**Direction**: Find the lines that contain the word "diagram" and copy each one.

**Material**:
=======

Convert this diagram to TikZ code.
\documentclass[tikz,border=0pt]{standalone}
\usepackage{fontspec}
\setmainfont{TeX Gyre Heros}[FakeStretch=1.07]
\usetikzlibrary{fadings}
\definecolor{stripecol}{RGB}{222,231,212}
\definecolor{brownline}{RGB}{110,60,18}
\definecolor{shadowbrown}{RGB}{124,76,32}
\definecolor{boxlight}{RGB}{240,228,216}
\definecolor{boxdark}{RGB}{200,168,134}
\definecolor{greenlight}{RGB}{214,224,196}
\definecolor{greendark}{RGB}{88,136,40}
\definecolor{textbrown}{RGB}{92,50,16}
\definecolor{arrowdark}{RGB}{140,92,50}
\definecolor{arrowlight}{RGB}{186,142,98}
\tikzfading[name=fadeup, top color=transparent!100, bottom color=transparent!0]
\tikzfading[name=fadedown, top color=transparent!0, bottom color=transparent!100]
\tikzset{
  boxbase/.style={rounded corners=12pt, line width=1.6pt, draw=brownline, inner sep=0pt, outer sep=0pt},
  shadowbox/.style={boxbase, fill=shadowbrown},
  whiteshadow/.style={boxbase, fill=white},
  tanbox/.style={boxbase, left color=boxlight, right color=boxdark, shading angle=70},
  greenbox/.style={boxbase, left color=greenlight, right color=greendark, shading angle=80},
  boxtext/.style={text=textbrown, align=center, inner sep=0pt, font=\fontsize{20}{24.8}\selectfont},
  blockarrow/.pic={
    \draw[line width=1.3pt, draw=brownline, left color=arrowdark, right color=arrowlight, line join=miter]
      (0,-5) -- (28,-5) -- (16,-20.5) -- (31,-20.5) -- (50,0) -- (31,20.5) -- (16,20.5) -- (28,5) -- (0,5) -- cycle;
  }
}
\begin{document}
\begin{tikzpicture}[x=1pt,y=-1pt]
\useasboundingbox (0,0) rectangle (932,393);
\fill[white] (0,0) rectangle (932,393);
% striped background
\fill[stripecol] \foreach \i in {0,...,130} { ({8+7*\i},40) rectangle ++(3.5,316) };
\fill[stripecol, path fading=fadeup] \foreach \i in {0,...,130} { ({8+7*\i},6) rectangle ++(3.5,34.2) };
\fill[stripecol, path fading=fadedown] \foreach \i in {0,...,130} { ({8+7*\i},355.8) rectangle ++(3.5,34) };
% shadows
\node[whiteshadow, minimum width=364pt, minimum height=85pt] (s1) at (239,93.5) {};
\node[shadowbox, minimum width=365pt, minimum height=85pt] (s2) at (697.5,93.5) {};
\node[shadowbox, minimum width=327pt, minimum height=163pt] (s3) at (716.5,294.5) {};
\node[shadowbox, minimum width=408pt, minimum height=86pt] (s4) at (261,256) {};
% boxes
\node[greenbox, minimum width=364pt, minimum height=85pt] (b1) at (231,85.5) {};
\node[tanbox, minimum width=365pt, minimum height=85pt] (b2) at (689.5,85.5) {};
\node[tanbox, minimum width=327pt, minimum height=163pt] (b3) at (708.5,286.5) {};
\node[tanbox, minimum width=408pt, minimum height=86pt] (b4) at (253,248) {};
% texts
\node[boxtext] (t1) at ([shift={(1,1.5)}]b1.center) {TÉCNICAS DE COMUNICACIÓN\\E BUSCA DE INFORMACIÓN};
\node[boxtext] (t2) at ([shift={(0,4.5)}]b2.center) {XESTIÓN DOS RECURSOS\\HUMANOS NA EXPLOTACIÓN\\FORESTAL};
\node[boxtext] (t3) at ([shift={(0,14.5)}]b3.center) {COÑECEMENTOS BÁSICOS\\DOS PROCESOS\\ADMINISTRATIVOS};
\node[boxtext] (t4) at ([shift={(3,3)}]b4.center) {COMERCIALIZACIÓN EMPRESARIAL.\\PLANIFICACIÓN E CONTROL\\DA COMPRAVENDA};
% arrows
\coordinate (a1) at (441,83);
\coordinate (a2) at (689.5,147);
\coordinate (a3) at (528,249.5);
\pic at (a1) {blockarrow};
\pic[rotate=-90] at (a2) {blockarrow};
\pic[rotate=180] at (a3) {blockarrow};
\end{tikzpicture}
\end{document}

=======

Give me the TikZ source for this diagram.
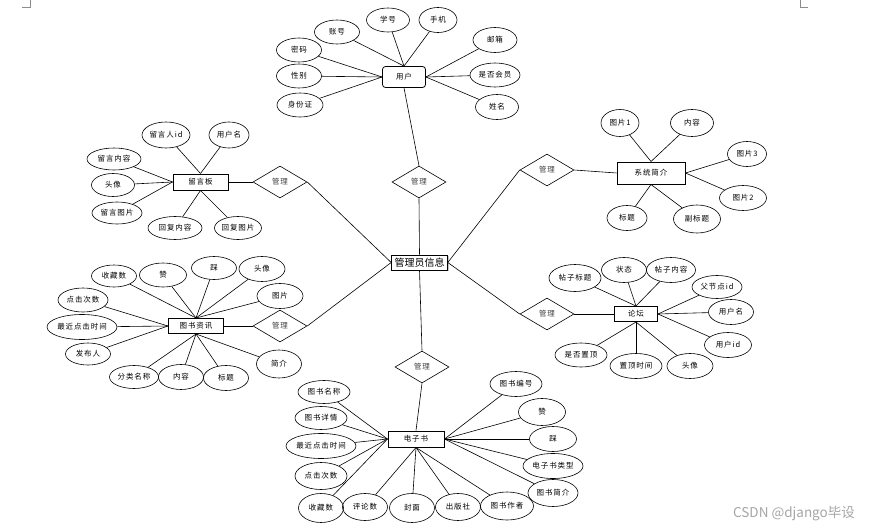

=======

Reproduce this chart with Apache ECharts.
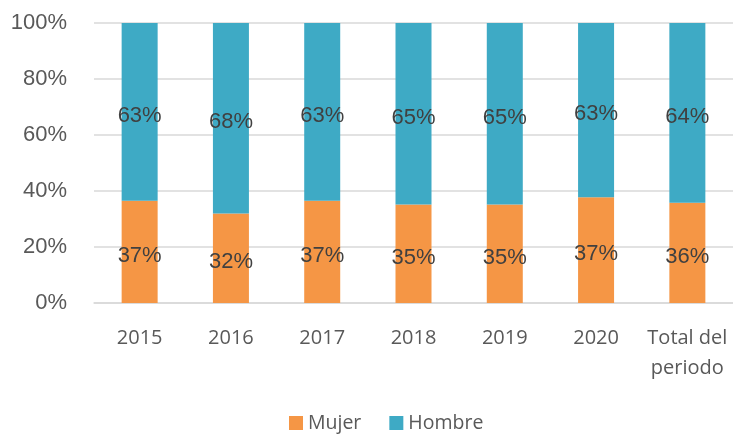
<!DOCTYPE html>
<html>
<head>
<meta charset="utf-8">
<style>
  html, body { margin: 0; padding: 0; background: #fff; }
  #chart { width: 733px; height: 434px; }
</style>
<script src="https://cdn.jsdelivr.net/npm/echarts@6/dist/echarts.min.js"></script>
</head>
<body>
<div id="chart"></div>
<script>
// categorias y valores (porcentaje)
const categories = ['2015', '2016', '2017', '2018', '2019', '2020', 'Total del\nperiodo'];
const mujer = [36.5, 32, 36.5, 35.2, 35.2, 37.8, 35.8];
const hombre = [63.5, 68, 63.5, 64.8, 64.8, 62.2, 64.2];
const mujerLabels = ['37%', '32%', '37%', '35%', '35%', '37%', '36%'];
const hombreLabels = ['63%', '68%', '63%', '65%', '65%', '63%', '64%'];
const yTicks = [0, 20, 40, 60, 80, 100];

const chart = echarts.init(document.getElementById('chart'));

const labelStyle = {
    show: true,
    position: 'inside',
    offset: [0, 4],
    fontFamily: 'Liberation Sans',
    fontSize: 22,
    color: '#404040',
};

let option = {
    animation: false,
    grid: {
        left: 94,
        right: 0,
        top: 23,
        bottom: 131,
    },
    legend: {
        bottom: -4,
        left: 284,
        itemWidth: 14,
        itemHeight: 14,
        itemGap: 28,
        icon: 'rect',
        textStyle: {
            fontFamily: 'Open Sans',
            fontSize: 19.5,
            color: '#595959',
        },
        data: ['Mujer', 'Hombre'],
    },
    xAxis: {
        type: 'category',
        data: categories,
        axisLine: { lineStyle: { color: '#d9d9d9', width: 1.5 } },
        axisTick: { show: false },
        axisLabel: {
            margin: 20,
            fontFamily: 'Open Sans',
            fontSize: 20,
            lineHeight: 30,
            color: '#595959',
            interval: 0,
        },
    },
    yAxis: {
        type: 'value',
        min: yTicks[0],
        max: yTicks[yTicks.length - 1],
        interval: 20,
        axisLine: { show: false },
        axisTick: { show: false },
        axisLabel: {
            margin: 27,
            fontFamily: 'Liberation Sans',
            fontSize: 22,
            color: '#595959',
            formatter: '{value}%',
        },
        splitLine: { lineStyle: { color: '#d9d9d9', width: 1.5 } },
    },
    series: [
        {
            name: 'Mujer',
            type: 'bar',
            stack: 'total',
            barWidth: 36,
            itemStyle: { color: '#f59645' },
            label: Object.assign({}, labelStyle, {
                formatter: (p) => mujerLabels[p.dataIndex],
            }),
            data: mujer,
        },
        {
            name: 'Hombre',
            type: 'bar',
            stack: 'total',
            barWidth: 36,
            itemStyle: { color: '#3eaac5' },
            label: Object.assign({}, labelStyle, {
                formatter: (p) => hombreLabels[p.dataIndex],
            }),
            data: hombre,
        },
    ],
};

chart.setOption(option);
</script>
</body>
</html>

=======

**Complete response**:
Convert this diagram to TikZ code.
Give me the TikZ source for this diagram.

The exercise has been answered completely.